Languages used: Python (version 3.14.3), R (version 4.5.2)
Environment: VSCode, RStudio

METHODS AND TECHNIQUES

DATA PRE-PROCESSING AND CLEANING

We mimicked a real life data science workflow by separating the dataset into train and test sets before any EDA to mimic new transactions.
We separated our predictor variables and response variable into x and y respectively.
We created a 70/30 train/test split while stratifying across y to ensure we had an equal ditribution of fraud and not fraud in the train data compared to the test data.
Our data was relatively clean so there was not too much pre-processing to be done.

EXPLORATORY DATA ANALYSIS AND DATA MINING

To identify how well the data could be modeled, I started with an Exploratory Data Analysis (EDA) in R.
I utilized density plots, bar charts and histograms, Q-Q plots and scatter matrices to test the underlying assumptions of the dataset.

IP Risk Score by Fraud
This density curve tells us the probability of finding fraud and non fraud transaction in the relevant ranges (through area under curve). Our density curve can be broken down into 5 main regions/ ranges:

0.00 ~ 0.09 : transactions are relatively equal share of fraud and non fraud.
0.09 ~ 0.25 : the density of fraud cases is much larger than that of non fraud.
0.25 ~ 0.48 : the density of non fraud cases is much larger than that of fraud.
0.51 ~ 0.885 : the density of non fraud cases is much larger than that of fraud.
0.885 ~ 1.00 : fraud cases are marginally more probable.

Categorical and numeric variables by Fraud

We see that the hours of 02:00 a.m., 03:00 a.m., 5:00 a.m., 07:00 a.m., 08:00 a.m.,11:00 a.m., 13:00 p.m., 18:00 p.m., 19:00 p.m., and 21:00 p.m. have a higher prevalence of fraud than other times.
Fraud seems to increase slightly after 5 attempted logins.
Fraud does not seem to vary too much with other variables

Account days and average transaction amount by Fraud
There is little relationship between transaction amounts and average age of accounts in days. The fraudulent data points are visible in the entire range across the y and x axis.

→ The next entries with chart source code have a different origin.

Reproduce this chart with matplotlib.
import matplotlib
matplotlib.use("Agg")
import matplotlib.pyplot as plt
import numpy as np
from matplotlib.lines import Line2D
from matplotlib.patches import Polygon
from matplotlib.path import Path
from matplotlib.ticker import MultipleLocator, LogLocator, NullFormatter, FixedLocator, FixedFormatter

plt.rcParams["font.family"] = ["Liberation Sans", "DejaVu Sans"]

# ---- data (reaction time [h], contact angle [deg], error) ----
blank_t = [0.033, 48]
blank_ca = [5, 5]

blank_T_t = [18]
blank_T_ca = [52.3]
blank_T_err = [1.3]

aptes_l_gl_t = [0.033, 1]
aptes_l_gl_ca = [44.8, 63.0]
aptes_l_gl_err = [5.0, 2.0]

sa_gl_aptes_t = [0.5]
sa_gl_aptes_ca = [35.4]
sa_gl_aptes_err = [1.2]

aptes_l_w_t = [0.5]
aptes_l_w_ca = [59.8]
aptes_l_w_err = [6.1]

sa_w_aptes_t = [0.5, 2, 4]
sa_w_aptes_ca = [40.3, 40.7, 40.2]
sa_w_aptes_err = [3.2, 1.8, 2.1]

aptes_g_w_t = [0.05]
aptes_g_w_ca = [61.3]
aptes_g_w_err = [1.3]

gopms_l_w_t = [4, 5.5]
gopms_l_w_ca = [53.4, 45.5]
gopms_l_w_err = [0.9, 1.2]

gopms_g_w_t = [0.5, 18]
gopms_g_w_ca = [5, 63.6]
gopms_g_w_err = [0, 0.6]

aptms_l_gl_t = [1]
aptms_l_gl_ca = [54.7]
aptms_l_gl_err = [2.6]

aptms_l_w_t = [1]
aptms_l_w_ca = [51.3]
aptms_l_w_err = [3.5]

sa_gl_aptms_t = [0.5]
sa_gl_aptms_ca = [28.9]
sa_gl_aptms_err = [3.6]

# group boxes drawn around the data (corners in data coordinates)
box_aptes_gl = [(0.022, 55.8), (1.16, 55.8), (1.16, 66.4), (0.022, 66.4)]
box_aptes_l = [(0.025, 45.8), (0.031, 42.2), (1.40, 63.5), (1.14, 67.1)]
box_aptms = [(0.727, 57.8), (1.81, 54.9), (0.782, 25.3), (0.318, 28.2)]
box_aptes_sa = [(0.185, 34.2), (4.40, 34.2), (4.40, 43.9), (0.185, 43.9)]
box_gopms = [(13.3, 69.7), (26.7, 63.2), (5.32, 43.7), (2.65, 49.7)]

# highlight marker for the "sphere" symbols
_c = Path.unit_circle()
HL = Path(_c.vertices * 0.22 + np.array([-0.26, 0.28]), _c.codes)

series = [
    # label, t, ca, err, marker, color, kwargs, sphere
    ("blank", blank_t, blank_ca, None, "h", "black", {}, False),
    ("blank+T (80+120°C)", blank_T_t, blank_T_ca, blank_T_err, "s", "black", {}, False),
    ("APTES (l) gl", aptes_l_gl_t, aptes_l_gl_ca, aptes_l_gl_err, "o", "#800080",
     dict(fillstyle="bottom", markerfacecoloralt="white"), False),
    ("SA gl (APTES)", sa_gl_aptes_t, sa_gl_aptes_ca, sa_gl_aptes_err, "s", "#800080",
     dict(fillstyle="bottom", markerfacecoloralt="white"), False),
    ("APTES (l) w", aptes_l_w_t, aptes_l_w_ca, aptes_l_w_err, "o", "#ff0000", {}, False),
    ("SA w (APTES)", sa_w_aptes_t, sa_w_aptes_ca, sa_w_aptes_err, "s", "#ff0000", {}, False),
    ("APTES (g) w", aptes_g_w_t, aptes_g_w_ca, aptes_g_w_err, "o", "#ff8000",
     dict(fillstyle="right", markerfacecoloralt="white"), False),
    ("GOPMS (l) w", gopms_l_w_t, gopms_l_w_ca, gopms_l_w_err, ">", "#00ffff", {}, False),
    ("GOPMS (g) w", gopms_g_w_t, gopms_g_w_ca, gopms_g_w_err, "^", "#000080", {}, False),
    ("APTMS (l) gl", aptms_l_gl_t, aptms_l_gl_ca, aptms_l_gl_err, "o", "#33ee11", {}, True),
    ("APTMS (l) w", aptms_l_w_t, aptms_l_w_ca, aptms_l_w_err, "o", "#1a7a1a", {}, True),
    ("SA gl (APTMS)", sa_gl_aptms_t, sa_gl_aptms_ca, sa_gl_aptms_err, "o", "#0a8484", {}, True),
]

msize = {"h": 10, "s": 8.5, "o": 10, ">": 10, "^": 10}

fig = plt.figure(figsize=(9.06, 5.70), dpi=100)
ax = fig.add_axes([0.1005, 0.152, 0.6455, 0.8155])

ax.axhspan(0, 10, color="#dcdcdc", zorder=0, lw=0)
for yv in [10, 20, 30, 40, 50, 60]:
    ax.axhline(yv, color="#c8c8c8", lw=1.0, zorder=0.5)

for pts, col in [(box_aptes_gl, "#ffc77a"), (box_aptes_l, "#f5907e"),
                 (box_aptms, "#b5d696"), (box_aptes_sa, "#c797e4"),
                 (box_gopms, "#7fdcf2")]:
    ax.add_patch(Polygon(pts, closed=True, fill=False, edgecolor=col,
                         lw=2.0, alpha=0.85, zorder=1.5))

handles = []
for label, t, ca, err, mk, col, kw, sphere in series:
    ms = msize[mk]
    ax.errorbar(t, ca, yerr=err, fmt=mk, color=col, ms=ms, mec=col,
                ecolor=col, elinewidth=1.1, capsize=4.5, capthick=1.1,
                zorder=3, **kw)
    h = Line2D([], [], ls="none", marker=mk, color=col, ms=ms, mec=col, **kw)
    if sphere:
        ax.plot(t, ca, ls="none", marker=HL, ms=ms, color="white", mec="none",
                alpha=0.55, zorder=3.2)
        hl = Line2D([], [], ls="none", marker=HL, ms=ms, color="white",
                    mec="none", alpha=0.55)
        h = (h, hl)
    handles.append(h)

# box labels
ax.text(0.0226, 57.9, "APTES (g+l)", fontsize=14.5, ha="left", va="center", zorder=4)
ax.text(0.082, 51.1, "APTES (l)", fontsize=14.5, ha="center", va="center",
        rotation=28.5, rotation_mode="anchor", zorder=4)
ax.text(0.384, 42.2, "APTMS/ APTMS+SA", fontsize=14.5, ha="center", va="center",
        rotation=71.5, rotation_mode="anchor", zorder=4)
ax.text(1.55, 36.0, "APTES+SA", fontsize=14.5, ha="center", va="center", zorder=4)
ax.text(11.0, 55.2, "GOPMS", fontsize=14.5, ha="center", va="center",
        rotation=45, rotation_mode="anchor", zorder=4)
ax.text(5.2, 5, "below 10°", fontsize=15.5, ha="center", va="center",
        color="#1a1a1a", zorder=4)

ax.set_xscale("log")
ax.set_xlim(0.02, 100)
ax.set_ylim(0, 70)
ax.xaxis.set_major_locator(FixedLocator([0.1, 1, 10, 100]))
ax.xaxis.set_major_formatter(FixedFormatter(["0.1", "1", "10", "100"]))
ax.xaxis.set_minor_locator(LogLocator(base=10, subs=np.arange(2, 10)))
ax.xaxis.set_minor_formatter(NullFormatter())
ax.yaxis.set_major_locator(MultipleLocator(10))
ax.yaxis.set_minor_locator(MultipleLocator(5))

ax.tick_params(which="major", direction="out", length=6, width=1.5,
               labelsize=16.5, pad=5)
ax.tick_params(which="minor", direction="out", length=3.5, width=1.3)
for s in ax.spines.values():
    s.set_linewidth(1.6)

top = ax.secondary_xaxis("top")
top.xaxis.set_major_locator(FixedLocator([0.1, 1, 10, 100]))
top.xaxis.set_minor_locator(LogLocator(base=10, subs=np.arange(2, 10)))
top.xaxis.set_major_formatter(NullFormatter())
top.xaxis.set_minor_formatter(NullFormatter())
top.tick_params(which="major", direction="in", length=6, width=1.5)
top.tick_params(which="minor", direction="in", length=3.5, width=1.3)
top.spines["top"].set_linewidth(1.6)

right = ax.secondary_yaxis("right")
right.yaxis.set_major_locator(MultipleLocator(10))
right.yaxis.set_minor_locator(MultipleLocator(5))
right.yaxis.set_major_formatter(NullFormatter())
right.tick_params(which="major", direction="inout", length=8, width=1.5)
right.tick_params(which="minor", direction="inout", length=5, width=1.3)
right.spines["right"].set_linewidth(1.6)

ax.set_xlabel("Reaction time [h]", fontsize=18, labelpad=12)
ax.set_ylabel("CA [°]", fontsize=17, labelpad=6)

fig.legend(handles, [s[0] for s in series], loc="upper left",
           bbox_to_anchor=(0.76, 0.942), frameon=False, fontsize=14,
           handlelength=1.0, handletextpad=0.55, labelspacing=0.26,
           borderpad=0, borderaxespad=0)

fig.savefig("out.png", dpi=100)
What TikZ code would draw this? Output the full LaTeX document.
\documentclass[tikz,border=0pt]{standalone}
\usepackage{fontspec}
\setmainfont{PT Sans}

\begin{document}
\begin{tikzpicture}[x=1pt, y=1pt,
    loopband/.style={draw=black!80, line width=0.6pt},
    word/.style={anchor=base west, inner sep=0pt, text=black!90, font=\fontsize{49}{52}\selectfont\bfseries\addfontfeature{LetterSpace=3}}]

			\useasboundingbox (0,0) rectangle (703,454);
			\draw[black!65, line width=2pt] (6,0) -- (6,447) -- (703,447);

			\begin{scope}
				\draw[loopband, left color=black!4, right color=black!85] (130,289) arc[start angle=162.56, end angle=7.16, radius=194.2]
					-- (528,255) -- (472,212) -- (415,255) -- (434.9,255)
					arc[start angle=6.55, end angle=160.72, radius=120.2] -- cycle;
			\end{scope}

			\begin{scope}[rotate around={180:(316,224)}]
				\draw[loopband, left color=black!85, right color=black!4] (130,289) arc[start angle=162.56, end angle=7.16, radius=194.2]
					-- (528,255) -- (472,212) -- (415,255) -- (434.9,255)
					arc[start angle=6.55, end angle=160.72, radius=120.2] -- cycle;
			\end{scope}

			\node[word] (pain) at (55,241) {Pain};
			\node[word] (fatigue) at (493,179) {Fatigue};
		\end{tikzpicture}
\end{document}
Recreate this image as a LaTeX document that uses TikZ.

International transactions by Fraud
Local transactions tend too be more fraudulent than international ones 6.7% vs 4.6%.

Location by Fraud
Hyderabad and Mumbai have a higher prevalence of fraud than other dice locations.

MODELLING, EVALUATION AND TESTING

FEATURE ENGINEERING & ETL

To handle the data cleaning and preparation, I developed two ETL systems using custom Python classes that created an automated method of handling both numerical and categorical variables.
This incororated the use of BaseEstimator and TranformerMixin as agruments to implement these classes into scikit-learn pipelines. This allowed for reproducible fit and transform operations across training and testing sets.
These classes were called ETL_numeric and ETL_categorical.

For the custom ETL pipeline I created a dedicated class to store the transformation logic. This ensured that any cleaning applied to the training data—such as handling missing values or renaming columns was identically applied to the test data.

FIT LOGIC

This is what allows us to create features based on "historical" user data (data from the train set) that we can use to determine if transactions from tne test set are suspicious.
It is implimented using the .fit() function on the train set and makes a profile for each user from the train set that we can use to compare to the test data (simluated incoming transcations) to see if whether or not they are fraud.

ETL Numeric

Involved calculating numeric interactions such as:

Z-scores
We aim to calculate z scores from each transaction amount. In order to do this we assume that transcations amounts follow a Guassian distribution. Using the transaction amount and avg transcation amount fields we calculate z scoes with the following methodology: We will create a weighted standard devation score made up of two parts: user standard devation and group standard deviation.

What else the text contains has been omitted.